> **Data shown**:
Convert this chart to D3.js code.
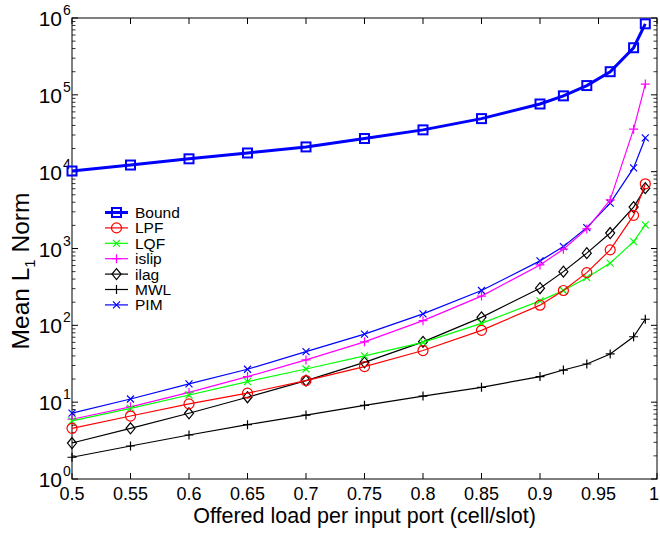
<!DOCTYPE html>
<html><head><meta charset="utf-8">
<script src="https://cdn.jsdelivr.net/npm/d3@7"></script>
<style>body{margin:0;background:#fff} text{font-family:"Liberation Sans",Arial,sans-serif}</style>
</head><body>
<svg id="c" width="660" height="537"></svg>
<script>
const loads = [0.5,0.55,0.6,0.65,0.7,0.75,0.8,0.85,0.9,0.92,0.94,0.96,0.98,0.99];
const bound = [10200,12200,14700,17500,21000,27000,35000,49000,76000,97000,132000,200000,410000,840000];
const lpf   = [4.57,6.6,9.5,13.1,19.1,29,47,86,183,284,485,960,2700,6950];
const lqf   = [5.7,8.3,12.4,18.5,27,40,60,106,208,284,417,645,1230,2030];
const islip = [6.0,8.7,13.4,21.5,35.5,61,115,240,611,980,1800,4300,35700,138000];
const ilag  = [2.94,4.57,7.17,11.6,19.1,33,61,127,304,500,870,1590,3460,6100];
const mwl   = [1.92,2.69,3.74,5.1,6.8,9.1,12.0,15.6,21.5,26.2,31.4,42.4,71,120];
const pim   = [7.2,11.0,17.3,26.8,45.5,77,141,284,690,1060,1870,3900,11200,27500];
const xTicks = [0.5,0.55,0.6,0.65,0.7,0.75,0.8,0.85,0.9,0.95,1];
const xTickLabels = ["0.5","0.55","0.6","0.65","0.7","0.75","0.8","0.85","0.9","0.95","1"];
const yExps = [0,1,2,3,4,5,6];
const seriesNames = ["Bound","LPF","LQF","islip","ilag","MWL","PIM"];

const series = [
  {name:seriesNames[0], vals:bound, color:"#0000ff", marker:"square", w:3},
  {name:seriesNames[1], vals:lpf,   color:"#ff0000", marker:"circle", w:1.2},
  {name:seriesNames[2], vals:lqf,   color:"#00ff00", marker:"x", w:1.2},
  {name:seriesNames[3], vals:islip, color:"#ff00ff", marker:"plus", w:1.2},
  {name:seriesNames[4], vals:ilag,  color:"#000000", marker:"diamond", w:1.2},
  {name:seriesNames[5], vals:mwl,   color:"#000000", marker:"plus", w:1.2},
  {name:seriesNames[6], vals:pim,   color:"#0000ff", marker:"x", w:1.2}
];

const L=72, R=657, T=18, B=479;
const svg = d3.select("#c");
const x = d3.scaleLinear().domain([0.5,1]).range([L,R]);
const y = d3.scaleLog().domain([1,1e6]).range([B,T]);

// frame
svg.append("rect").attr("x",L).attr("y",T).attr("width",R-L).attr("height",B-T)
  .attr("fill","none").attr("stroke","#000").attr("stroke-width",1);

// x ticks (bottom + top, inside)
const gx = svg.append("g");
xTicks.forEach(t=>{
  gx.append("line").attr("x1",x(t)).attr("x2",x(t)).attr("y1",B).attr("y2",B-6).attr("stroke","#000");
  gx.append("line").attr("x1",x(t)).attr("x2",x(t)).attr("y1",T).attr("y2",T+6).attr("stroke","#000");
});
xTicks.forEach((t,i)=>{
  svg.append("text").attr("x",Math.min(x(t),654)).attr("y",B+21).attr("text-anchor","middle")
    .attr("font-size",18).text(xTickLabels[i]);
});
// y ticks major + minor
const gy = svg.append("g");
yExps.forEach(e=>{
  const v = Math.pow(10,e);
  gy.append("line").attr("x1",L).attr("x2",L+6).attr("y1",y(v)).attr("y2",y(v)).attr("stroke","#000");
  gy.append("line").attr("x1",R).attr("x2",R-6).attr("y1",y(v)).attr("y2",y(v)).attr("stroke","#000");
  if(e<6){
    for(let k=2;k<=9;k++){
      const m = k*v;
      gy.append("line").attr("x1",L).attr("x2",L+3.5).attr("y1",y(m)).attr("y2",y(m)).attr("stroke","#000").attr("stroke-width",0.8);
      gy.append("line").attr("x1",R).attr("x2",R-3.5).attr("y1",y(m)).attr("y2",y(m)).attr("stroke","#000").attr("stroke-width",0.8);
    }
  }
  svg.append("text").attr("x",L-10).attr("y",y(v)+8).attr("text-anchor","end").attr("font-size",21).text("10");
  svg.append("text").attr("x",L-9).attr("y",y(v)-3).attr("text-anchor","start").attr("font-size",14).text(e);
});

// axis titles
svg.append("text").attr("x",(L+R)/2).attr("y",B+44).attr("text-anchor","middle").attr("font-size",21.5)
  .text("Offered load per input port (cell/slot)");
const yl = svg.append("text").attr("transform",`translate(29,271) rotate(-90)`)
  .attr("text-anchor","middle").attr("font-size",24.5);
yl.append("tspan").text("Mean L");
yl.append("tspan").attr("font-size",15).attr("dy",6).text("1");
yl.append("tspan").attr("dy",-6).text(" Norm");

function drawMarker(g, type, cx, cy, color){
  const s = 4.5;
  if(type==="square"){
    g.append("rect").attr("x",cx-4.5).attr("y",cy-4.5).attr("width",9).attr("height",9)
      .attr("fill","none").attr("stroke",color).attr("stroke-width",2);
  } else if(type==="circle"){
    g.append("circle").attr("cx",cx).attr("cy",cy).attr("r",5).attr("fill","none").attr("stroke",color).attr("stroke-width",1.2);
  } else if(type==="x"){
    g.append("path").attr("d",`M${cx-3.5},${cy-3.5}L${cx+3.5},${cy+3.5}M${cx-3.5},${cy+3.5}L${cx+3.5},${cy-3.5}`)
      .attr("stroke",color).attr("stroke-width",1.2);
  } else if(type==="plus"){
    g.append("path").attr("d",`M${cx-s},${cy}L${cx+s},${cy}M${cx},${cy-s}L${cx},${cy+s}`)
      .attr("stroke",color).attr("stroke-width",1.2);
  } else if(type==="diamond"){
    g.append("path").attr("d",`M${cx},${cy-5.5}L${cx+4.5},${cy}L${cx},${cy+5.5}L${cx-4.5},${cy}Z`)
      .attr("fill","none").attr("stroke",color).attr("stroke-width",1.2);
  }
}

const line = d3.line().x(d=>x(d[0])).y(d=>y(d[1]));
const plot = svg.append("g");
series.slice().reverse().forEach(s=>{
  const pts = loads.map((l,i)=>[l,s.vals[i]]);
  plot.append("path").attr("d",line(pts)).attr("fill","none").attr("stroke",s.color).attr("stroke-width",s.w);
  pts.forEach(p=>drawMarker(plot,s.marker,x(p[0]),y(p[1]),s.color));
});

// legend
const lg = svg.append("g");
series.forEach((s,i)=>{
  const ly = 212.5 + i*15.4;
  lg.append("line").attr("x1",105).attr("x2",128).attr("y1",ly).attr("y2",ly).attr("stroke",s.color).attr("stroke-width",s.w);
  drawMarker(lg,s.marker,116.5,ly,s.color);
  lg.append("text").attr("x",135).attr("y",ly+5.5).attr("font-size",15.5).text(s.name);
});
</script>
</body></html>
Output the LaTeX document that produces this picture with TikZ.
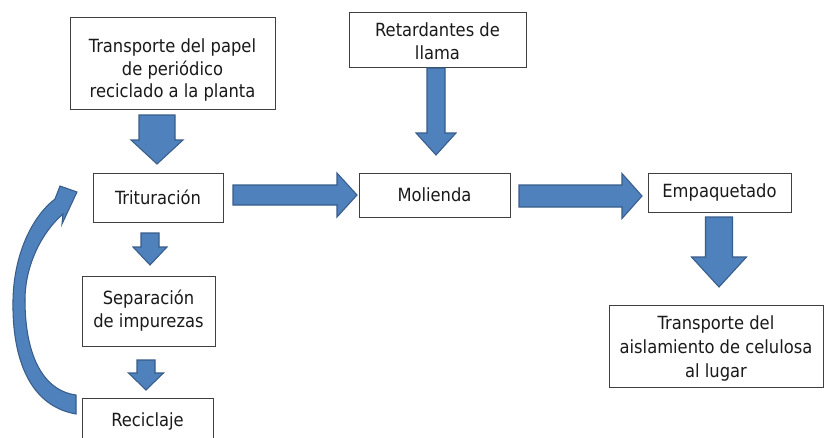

---

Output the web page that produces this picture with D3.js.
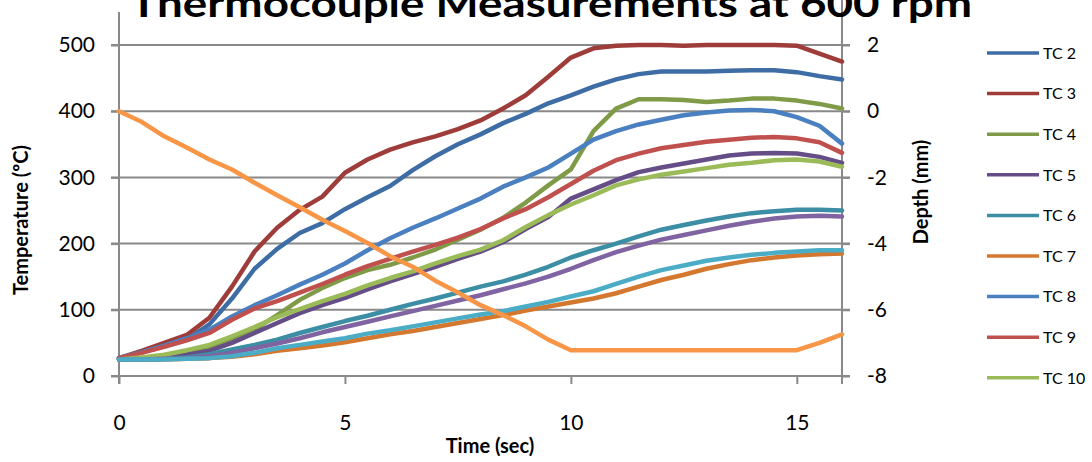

> **Problem description**: Work out how many lines of the data hold the string "this". Reply with that number alone.

> **Response to the exercise**: 3